Grand Bazaar outdoing all rivals

bazaarGrand Bazaar, one of the largest and oldest covered bazaars in the world, draws more visitors than any other market in the world, according to the head of the tradesman’s association. Thirty years after its last restoration, the facility is about to receive a new facelift.
The Grand Bazaar employs 25,000 people and features 64 avenues and streets, two covered bazaars, 16 khans and 22 gates containing its 3,600 shops.
Istanbul’s Grand Bazaar continues to be the most visited covered bazaar anywhere in the world, drawing more visitors than any modern or ancient shopping facility, according to the head of the Grand Bazaar Artisans Association.

 “It was established 550 years ago and is the world’s first and largest bazaar. There is no other bazaar in the world with 3,600 places of businesses. There are 1,200 places of business in [in a large shopping center] in the United States,” said the association’s chairman, Hasan Fırat. “The Grand Bazaar cannot be compared with a shopping mall because it has historical and cultural value as well as the traditions and customs of artisans in it.”

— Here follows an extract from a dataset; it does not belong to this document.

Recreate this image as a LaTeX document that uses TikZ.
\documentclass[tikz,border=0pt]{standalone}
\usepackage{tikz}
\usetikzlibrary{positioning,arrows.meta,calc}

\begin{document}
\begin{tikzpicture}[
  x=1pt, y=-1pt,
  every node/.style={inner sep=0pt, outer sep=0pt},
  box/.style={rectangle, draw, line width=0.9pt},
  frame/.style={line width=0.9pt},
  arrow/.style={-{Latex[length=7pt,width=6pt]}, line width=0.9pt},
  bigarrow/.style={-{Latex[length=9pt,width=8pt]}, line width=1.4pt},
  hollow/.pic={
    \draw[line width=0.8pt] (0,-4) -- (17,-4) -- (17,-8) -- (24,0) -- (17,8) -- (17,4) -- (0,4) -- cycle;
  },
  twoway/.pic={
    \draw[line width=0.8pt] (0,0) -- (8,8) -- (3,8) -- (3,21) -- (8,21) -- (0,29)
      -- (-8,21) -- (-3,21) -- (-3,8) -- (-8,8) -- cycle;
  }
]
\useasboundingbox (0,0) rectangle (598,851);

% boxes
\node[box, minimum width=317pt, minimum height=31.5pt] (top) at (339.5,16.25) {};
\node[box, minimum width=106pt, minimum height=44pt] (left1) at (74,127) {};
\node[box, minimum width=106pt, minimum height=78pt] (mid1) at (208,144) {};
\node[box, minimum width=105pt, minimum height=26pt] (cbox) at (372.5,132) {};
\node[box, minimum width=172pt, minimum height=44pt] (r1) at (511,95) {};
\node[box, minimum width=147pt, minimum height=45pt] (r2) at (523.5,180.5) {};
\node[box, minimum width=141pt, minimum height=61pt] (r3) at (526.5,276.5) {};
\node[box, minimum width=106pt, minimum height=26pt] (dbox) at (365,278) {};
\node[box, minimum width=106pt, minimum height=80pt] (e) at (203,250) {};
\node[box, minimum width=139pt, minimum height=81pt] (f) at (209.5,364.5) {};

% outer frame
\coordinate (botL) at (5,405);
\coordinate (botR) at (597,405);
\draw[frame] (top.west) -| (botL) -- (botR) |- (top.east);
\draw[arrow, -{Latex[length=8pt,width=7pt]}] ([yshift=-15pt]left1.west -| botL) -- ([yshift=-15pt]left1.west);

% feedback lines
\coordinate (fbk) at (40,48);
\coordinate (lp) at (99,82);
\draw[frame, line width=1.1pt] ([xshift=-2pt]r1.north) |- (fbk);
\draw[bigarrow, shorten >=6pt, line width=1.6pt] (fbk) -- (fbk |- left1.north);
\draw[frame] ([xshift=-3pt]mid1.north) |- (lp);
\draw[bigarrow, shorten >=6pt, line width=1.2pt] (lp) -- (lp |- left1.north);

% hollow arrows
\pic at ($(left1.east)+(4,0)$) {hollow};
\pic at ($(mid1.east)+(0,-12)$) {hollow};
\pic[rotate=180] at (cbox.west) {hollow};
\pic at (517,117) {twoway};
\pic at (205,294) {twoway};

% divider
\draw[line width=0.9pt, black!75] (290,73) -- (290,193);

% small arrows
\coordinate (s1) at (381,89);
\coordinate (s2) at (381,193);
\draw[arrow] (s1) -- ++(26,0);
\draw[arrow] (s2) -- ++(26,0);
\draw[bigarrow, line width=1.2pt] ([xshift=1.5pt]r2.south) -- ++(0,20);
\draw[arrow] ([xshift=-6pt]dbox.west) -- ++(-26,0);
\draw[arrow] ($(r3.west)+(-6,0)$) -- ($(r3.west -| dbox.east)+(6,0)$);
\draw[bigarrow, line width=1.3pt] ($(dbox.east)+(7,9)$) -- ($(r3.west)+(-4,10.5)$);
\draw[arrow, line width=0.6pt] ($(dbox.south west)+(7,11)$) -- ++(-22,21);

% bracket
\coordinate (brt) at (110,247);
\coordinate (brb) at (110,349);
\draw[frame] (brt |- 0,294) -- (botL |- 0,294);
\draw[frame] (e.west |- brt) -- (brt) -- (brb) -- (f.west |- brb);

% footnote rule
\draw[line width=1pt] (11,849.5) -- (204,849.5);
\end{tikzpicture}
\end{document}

The bazaar in Istanbul’s historical Fatih district employs 25,000 people and features 64 avenues and streets, two “bedestens” (covered bazaars), 16 khans and 22 gates containing its 3,600 shops.

The bazaar “was the most visited place in the world this year,” Fırat said, adding that it still retained its importance in the economy even as the number of shops catering to tourists had increased.

One thing that is unique about the Grand Bazaar is that fiduciary shopping still continues at the facility, Fırat said, noting that it was difficult to find such a system of transactions anywhere else in the world.

“Artisans give gold and money to each other and promise to give it back. You cannot see such a relationship in the world,” Fırat said. “There is a settled system here. There are many shops where credit cards are not valid.”

At the moment, the bazaar is preparing for a restoration that will commence at the beginning of 2012, the association head said.

The bazaar last underwent maintenance in 1980; once the proposed restoration is completed, the bazaar will regain its original look of half a millennium ago, according to officials.

The restoration project is expected to cost nearly 15 million Turkish Liras and is slated to update all the facility’s infrastructure, heating and lightning systems.

The bazaar’s dome, which was altered in 1980, will also be made to reflect its original form.